---------- Data segment ----------

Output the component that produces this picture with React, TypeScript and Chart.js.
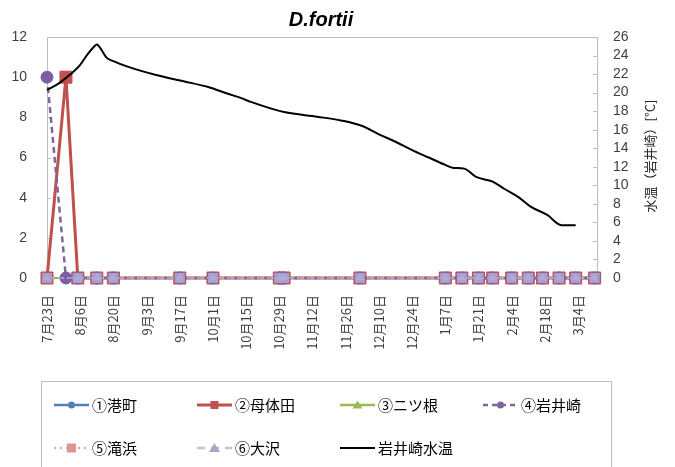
import React, { useEffect, useRef } from 'react';
import { Chart, registerables } from 'chart.js';

Chart.register(...registerables);

// ---------- text ----------
const chartTitle = 'D.fortii';
const rightAxisTitle = '水温（岩井崎）[°C]';

// ---------- x axis (dates, days counted from 7/23) ----------
const axisStart = '7/23';
const axisEnd = '3/12';
const tickDates = ['7/23', '8/6', '8/20', '9/3', '9/17', '10/1', '10/15', '10/29', '11/12', '11/26', '12/10', '12/24', '1/7', '1/21', '2/4', '2/18', '3/4'];
const tickLabels = ['7月23日', '8月6日', '8月20日', '9月3日', '9月17日', '10月1日', '10月15日', '10月29日', '11月12日', '11月26日', '12月10日', '12月24日', '1月7日', '1月21日', '2月4日', '2月18日', '3月4日'];

// ---------- y axes ----------
const leftMin = 0, leftMax = 12, leftStep = 2;
const rightMin = 0, rightMax = 26, rightStep = 2;

// ---------- sampling data ----------
const sampleDates = ['7/23', '7/31', '8/5', '8/13', '8/20', '9/17', '10/1', '10/29', '10/31', '12/2', '1/7', '1/14', '1/21', '1/27', '2/4', '2/11', '2/17', '2/24', '3/3', '3/11'];
const minatomachi = [0, 0, 0, 0, 0, 0, 0, 0, 0, 0, 0, 0, 0, 0, 0, 0, 0, 0, 0, 0];
const motaida = [0, 10, 0, 0, 0, 0, 0, 0, 0, 0, 0, 0, 0, 0, 0, 0, 0, 0, 0, 0];
const futatsune = [0, null, 0, 0, 0, 0, 0, 0, 0, 0, 0, 0, 0, 0, 0, 0, 0, 0, 0, 0];
const iwaisaki = [10, 0, 0, 0, 0, 0, 0, 0, 0, 0, 0, 0, 0, 0, 0, 0, 0, 0, 0, 0];
const takihama = [0, null, 0, 0, 0, 0, 0, 0, 0, 0, 0, 0, 0, 0, 0, 0, 0, 0, 0, 0];
const osawa = [0, null, 0, 0, 0, 0, 0, 0, 0, 0, 0, 0, 0, 0, 0, 0, 0, 0, 0, 0];

// ---------- water temperature (Iwaisaki) ----------
const tempDates = ['7/23', '7/28', '8/2', '8/6', '8/9', '8/12', '8/13', '8/15', '8/17', '8/20', '8/26', '9/7', '9/19', '9/29', '10/7', '10/13', '10/17', '10/31', '11/14', '11/24', '12/3', '12/10', '12/17', '12/24', '12/31', '1/7', '1/10', '1/15', '1/20', '1/27', '2/1', '2/7', '2/12', '2/19', '2/25', '3/3'];
const tempValues = [20.3, 21.0, 22.0, 23.0, 24.1, 25.0, 25.2, 24.6, 23.8, 23.4, 22.8, 21.9, 21.2, 20.6, 19.9, 19.4, 19.0, 17.9, 17.4, 17.0, 16.4, 15.5, 14.7, 13.8, 13.0, 12.2, 11.9, 11.8, 10.9, 10.4, 9.6, 8.7, 7.7, 6.8, 5.7, 5.7];

const seriesLabels = ['①港町', '②母体田', '③ニツ根', '④岩井崎', '⑤滝浜', '⑥大沢', '岩井崎水温'];

function dayOffset(md: string): number {
  const [m, d] = md.split('/').map(Number);
  const year = m >= 7 ? 2001 : 2002;
  return Math.round((Date.UTC(year, m - 1, d) - Date.UTC(2001, 6, 23)) / 86400000);
}

function pts(dates: string[], vals: (number | null)[]) {
  return dates.map((d, i) => ({ x: dayOffset(d), y: vals[i] }));
}

const AXIS_GRAY = '#BFBFBF';
const TEXT = '#404040';
const CJK = '"Noto Sans CJK JP", "Noto Sans", sans-serif';
const LAT = '"Liberation Sans", Arial, sans-serif';

// legend styles
const legendStyles = [
  { color: '#4F81BD', dash: [] as number[], width: 2.5, marker: 'circle', mColor: '#4F81BD', mSize: 3.5 },
  { color: '#C0504D', dash: [], width: 3, marker: 'rect', mColor: '#C0504D', mSize: 4 },
  { color: '#9BBB59', dash: [], width: 2.5, marker: 'triangle', mColor: '#9BBB59', mSize: 4.5 },
  { color: '#8064A2', dash: [5, 4], width: 2.5, marker: 'circle', mColor: '#8064A2', mSize: 3.5 },
  { color: '#E6A6A4', dash: [2, 4], width: 2, marker: 'rect', mColor: '#D99694', mSize: 4.5 },
  { color: '#C9BDDC', dash: [8, 6], width: 2.5, marker: 'triangle', mColor: '#B3A2C7', mSize: 5 },
  { color: '#000000', dash: [], width: 2, marker: 'none', mColor: '#000', mSize: 0 },
];

function drawMarker(ctx: CanvasRenderingContext2D, kind: string, x: number, y: number, s: number, color: string) {
  ctx.save();
  ctx.setLineDash([]);
  ctx.fillStyle = color;
  ctx.beginPath();
  if (kind === 'circle') {
    ctx.arc(x, y, s, 0, Math.PI * 2);
  } else if (kind === 'rect') {
    ctx.rect(x - s, y - s, 2 * s, 2 * s);
  } else if (kind === 'triangle') {
    ctx.moveTo(x, y - s);
    ctx.lineTo(x + s * 1.1, y + s * 0.8);
    ctx.lineTo(x - s * 1.1, y + s * 0.8);
    ctx.closePath();
  }
  if (kind !== 'none') ctx.fill();
  ctx.restore();
}

const decorPlugin = {
  id: 'decor',
  beforeDatasetsDraw(chart: any) {
    const ctx: CanvasRenderingContext2D = chart.ctx;
    const area = chart.chartArea;
    ctx.save();
    // inward tick marks (under the data)
    ctx.strokeStyle = AXIS_GRAY;
    ctx.lineWidth = 1;
    const yS = chart.scales.y;
    for (let v = leftMin; v <= leftMax; v += leftStep) {
      const py = Math.round(yS.getPixelForValue(v)) + 0.5;
      ctx.beginPath();
      ctx.moveTo(area.left, py);
      ctx.lineTo(area.left + 4, py);
      ctx.stroke();
    }
    const y1S = chart.scales.y1;
    for (let v = rightMin; v <= rightMax; v += rightStep) {
      const py = Math.round(y1S.getPixelForValue(v)) + 0.5;
      ctx.beginPath();
      ctx.moveTo(area.right - 4, py);
      ctx.lineTo(area.right, py);
      ctx.stroke();
    }
    ctx.restore();
  },
  afterDraw(chart: any) {
    const ctx: CanvasRenderingContext2D = chart.ctx;
    ctx.save();
    // title
    ctx.fillStyle = '#000';
    ctx.font = `bold italic 20px ${LAT}`;
    ctx.textAlign = 'center';
    ctx.textBaseline = 'middle';
    ctx.fillText(chartTitle, 321, 20);

    // right axis title (reads bottom to top)
    ctx.save();
    ctx.translate(650, 156);
    ctx.rotate(-Math.PI / 2);
    ctx.fillStyle = '#262626';
    ctx.font = `13px ${CJK}`;
    ctx.textAlign = 'center';
    ctx.textBaseline = 'middle';
    ctx.fillText(rightAxisTitle, 0, 0);
    ctx.restore();

    // legend box
    const boxLeft = 41, boxTop = 381, boxRight = 611;
    ctx.strokeStyle = AXIS_GRAY;
    ctx.lineWidth = 1;
    ctx.strokeRect(boxLeft + 0.5, boxTop + 0.5, boxRight - boxLeft, 120);

    ctx.font = `15px ${CJK}`;
    ctx.textAlign = 'left';
    ctx.textBaseline = 'middle';
    seriesLabels.forEach((label, i) => {
      const col = i < 4 ? i : i - 4;
      const row = i < 4 ? 0 : 1;
      const sx = boxLeft + 13 + col * 143;
      const y = 405 + row * 43;
      const st = legendStyles[i];
      ctx.save();
      ctx.strokeStyle = st.color;
      ctx.lineWidth = st.width;
      ctx.setLineDash(st.dash);
      ctx.beginPath();
      ctx.moveTo(sx, y);
      ctx.lineTo(sx + 35, y);
      ctx.stroke();
      ctx.restore();
      drawMarker(ctx, st.marker, sx + 17.5, y, st.mSize, st.mColor);
      ctx.fillStyle = '#000';
      ctx.fillText(label, sx + 38, y);
    });
    ctx.restore();
  },
};

export default function App() {
  const ref = useRef<HTMLCanvasElement | null>(null);

  useEffect(() => {
    document.body.style.margin = '0';
    const canvas = ref.current;
    if (!canvas) return;
    const chart = new Chart(canvas, {
      type: 'line',
      data: {
        datasets: [
          {
            label: seriesLabels[0], data: pts(sampleDates, minatomachi), yAxisID: 'y',
            borderColor: '#4F81BD', backgroundColor: '#4F81BD', borderWidth: 2,
            pointStyle: 'circle', pointRadius: 5.5, pointBackgroundColor: '#4F81BD', pointBorderColor: '#4F81BD', pointBorderWidth: 1,
            order: 6, clip: false, spanGaps: true,
          },
          {
            label: seriesLabels[1], data: pts(sampleDates, motaida), yAxisID: 'y',
            borderColor: '#C0504D', backgroundColor: '#C0504D', borderWidth: 3,
            pointStyle: 'rect', pointRadius: 8.5, pointBackgroundColor: '#C0504D', pointBorderColor: '#C0504D', pointBorderWidth: 1,
            order: 5, clip: false, spanGaps: true,
          },
          {
            label: seriesLabels[2], data: pts(sampleDates, futatsune), yAxisID: 'y',
            borderColor: '#9BBB59', backgroundColor: '#9BBB59', borderWidth: 1.5,
            pointStyle: 'triangle', pointRadius: 5, pointBackgroundColor: '#9BBB59', pointBorderColor: '#9BBB59', pointBorderWidth: 0,
            order: 4, clip: false, spanGaps: true,
          },
          {
            label: seriesLabels[3], data: pts(sampleDates, iwaisaki), yAxisID: 'y',
            borderColor: '#8064A2', backgroundColor: '#7B5EA7', borderWidth: 2.5, borderDash: [6, 4],
            pointStyle: 'circle', pointRadius: 6, pointBackgroundColor: '#7B5EA7', pointBorderColor: '#7B5EA7', pointBorderWidth: 1,
            order: 3, clip: false, spanGaps: true,
          },
          {
            label: seriesLabels[4], data: pts(sampleDates, takihama), yAxisID: 'y',
            borderColor: '#E6A6A4', backgroundColor: '#A99DC9', borderWidth: 1.5, borderDash: [2, 3],
            pointStyle: 'rect', pointRadius: 7.2, pointBackgroundColor: '#A99DC9', pointBorderColor: '#A99DC9', pointBorderWidth: 0,
            order: 2, clip: false, spanGaps: true,
          },
          {
            label: seriesLabels[5], data: pts(sampleDates, osawa), yAxisID: 'y',
            borderColor: '#B3A2C7', backgroundColor: '#B4A9D3', borderWidth: 1.5, borderDash: [6, 4],
            pointStyle: 'triangle', pointRadius: 5, pointBackgroundColor: '#B4A9D3', pointBorderColor: '#B4A9D3', pointBorderWidth: 0,
            order: 1, clip: false, spanGaps: true,
          },
          {
            label: seriesLabels[6], data: pts(tempDates, tempValues), yAxisID: 'y1',
            borderColor: '#000000', backgroundColor: '#000000', borderWidth: 2,
            pointRadius: 0, tension: 0.4, cubicInterpolationMode: 'monotone',
            order: 0, clip: false,
          },
        ] as any,
      },
      options: {
        responsive: false,
        animation: false,
        devicePixelRatio: 1,
        layout: { padding: { top: 37, left: 0, right: 0, bottom: 0 } },
        plugins: {
          legend: { display: false },
          title: { display: false },
          tooltip: { enabled: false },
        },
        scales: {
          x: {
            type: 'linear',
            min: dayOffset(axisStart),
            max: dayOffset(axisEnd),
            grid: { display: false },
            border: { display: true, color: AXIS_GRAY, width: 1 },
            afterBuildTicks: (s: any) => { s.ticks = tickDates.map((d) => ({ value: dayOffset(d) })); },
            afterFit: (s: any) => { s.height = 189; },
            ticks: {
              autoSkip: false,
              minRotation: 90,
              maxRotation: 90,
              padding: 9,
              color: TEXT,
              font: { family: CJK, size: 13 },
              callback: (_v: any, i: number) => tickLabels[i],
            },
          },
          y: {
            type: 'linear',
            position: 'left',
            min: leftMin,
            max: leftMax,
            afterFit: (s: any) => { s.width = 47; },
            grid: {
              drawTicks: false,
              color: (c: any) => (c.tick && c.tick.value === leftMax ? AXIS_GRAY : 'rgba(0,0,0,0)'),
              lineWidth: 1,
            },
            border: { display: true, color: AXIS_GRAY, width: 1 },
            ticks: { stepSize: leftStep, autoSkip: false, padding: 20, color: TEXT, font: { family: LAT, size: 14 } },
          },
          y1: {
            type: 'linear',
            position: 'right',
            min: rightMin,
            max: rightMax,
            afterFit: (s: any) => { s.width = 78; },
            grid: { display: false, drawTicks: false },
            border: { display: true, color: AXIS_GRAY, width: 1 },
            ticks: { stepSize: rightStep, autoSkip: false, padding: 16, color: TEXT, font: { family: LAT, size: 14 } },
          },
        },
      } as any,
      plugins: [decorPlugin],
    });
    return () => chart.destroy();
  }, []);

  return (
    <div style={{ width: 675, height: 467, position: 'relative', background: '#fff' }}>
      <canvas ref={ref} width={675} height={467} style={{ display: 'block' }} />
    </div>
  );
}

----------

■ Task brief
Find every line above that contains the word "React", and return each one.

■ Answer
Output the component that produces this picture with React, TypeScript and Chart.js.
import React, { useEffect, useRef } from 'react';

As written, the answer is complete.